• [SHORT TASK]
From the entries that follow, pick out all lines holding "this".

• [RECORDS PROVIDED]
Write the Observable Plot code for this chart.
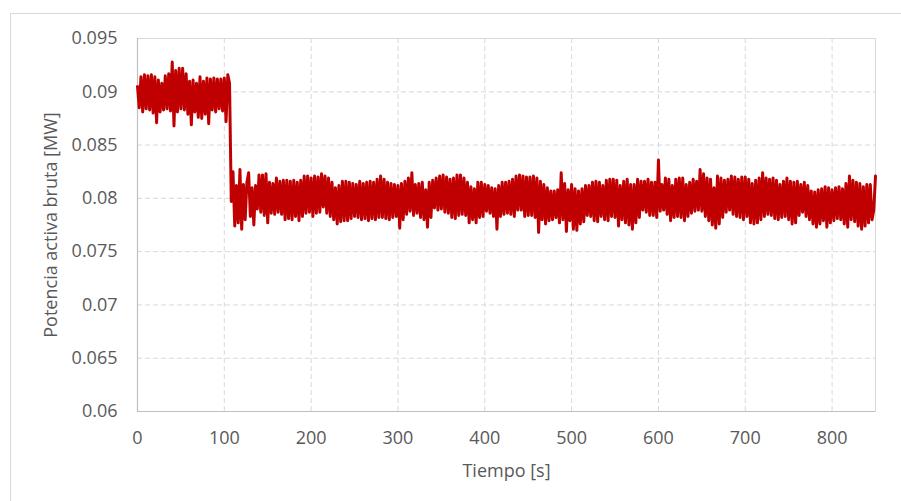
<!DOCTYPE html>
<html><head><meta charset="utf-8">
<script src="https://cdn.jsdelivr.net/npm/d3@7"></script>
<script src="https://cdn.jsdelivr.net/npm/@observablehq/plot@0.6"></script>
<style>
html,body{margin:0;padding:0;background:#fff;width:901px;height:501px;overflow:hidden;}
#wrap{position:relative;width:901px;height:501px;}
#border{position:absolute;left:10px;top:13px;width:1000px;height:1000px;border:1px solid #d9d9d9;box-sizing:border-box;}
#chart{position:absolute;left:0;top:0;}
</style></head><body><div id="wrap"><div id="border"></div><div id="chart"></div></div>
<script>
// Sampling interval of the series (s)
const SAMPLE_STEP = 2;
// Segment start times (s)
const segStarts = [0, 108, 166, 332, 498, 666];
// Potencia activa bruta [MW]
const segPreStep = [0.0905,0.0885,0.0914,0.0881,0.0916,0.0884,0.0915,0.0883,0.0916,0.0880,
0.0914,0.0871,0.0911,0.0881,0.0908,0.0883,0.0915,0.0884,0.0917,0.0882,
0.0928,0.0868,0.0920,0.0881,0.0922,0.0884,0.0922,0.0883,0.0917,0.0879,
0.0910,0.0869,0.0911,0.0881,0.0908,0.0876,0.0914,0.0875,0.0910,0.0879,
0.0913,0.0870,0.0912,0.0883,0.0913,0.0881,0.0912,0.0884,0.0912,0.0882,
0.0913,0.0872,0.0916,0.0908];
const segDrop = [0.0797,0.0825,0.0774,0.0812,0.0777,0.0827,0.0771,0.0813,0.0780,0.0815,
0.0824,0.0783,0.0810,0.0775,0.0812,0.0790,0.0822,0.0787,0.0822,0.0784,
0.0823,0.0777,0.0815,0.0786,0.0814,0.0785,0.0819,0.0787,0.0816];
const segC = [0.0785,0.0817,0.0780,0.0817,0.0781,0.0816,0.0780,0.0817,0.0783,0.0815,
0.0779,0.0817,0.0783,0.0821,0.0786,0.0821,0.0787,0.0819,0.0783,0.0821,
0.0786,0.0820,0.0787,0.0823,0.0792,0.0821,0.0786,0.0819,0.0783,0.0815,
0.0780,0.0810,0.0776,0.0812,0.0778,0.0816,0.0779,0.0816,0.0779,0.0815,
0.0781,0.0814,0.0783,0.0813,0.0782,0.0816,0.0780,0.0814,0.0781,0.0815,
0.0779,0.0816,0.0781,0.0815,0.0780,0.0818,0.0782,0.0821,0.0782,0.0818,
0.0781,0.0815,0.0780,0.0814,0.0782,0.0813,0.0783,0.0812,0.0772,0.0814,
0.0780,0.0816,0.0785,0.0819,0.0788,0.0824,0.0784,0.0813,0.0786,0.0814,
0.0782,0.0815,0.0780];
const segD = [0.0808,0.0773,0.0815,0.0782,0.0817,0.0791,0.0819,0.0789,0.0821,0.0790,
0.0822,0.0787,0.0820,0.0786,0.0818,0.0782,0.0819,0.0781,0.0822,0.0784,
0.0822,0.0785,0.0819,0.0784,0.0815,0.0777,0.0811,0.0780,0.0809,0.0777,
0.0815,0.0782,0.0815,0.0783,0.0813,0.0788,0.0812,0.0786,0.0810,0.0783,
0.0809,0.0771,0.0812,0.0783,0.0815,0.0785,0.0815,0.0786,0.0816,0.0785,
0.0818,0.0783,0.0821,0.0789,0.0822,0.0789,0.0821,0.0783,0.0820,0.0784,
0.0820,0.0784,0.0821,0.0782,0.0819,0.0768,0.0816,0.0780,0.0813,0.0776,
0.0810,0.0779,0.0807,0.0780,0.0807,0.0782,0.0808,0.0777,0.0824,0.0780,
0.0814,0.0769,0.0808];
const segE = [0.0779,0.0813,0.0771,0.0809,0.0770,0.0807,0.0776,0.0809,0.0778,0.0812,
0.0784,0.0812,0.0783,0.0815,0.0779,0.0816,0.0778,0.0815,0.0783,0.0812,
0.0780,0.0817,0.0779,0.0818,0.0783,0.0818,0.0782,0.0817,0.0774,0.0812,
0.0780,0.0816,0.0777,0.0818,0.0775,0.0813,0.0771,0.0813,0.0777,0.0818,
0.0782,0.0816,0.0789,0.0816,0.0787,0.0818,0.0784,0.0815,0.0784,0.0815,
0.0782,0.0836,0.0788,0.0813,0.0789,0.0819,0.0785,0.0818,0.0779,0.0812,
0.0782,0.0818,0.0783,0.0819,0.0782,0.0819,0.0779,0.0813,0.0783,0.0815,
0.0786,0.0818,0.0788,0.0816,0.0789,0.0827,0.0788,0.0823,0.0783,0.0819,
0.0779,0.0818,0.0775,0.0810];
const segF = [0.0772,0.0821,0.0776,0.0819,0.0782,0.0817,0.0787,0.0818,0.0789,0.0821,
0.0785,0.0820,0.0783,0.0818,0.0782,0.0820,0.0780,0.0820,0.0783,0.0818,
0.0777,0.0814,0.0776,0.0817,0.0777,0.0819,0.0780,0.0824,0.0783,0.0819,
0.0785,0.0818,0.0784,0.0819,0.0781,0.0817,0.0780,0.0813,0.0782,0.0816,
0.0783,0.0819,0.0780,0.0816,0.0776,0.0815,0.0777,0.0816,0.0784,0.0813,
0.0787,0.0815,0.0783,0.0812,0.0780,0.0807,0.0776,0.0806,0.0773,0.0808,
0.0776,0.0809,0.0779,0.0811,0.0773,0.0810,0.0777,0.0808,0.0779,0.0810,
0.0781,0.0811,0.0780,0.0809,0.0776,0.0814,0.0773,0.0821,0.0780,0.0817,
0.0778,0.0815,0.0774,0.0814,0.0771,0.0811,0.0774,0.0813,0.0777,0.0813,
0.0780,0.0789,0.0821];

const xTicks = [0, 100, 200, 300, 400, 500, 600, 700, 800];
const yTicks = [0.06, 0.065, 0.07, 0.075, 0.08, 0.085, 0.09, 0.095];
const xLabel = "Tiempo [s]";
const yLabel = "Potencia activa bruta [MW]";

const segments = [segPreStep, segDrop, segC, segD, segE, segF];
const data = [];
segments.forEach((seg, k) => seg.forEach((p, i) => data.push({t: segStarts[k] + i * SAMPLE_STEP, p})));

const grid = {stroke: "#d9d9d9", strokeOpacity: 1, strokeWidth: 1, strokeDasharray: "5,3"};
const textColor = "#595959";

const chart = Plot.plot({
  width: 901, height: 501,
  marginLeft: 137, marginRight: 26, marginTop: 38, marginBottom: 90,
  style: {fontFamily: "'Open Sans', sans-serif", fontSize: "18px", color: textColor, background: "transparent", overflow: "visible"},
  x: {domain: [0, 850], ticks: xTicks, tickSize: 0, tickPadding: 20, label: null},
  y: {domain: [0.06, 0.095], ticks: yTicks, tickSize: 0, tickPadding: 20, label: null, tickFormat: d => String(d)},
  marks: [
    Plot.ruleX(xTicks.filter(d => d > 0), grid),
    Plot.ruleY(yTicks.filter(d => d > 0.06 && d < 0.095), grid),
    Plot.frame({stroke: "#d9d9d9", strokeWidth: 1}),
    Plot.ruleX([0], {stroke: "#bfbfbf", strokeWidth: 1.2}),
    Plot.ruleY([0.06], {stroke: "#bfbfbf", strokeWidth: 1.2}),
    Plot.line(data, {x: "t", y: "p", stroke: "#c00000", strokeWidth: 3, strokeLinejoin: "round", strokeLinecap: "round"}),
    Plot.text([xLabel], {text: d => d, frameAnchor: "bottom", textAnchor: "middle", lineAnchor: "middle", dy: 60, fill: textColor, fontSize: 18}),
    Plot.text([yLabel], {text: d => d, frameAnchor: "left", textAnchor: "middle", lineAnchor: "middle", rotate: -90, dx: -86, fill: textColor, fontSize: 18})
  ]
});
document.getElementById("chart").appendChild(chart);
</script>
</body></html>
==
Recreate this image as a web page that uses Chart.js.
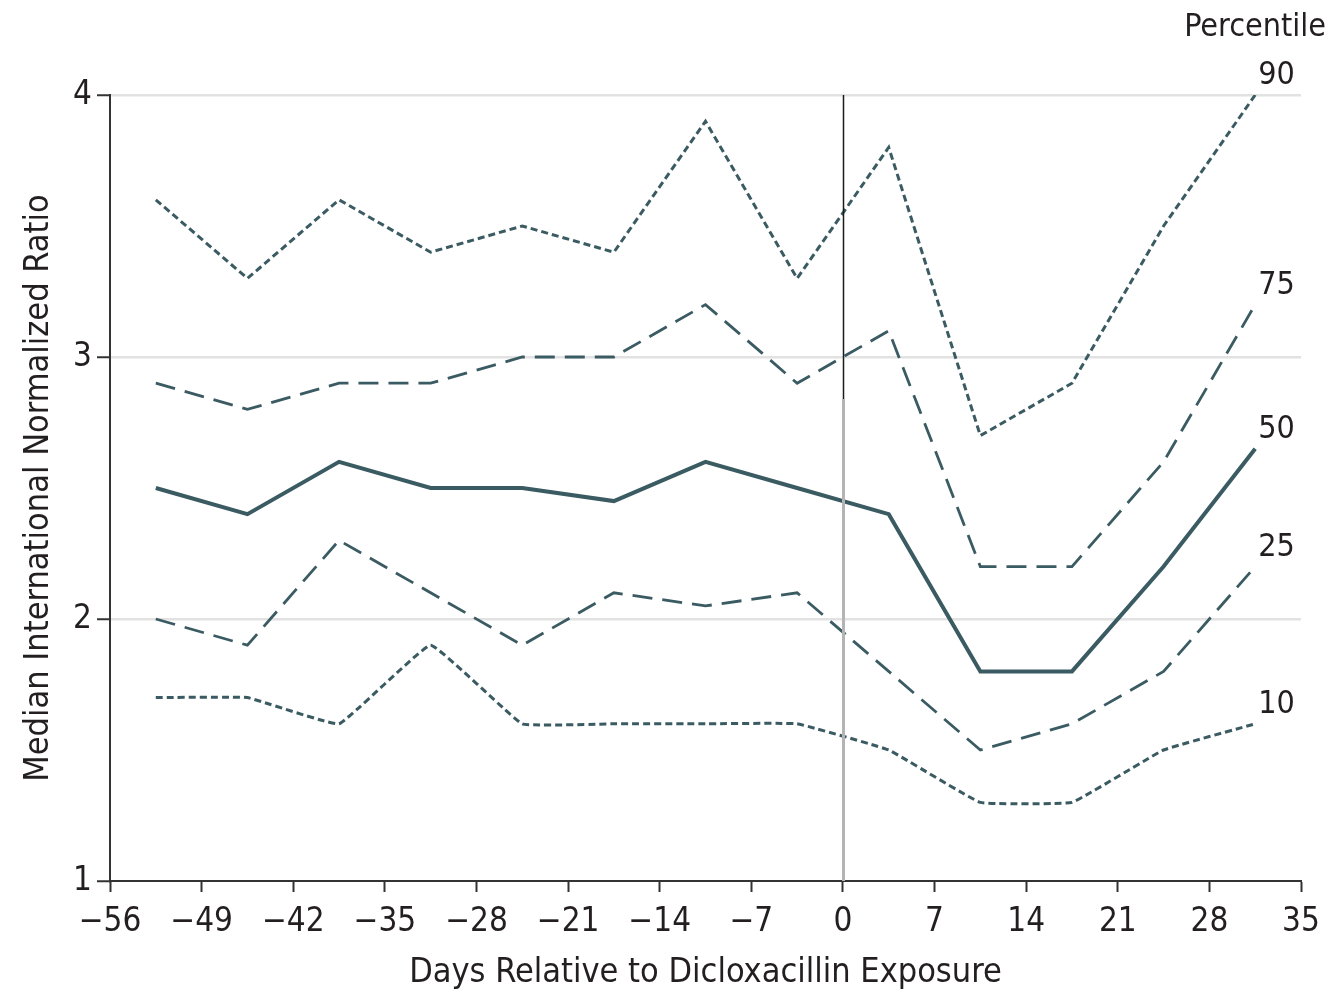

• [OUTPUT]
Write the Observable Plot code for this chart.
Recreate this image as a web page that uses Chart.js.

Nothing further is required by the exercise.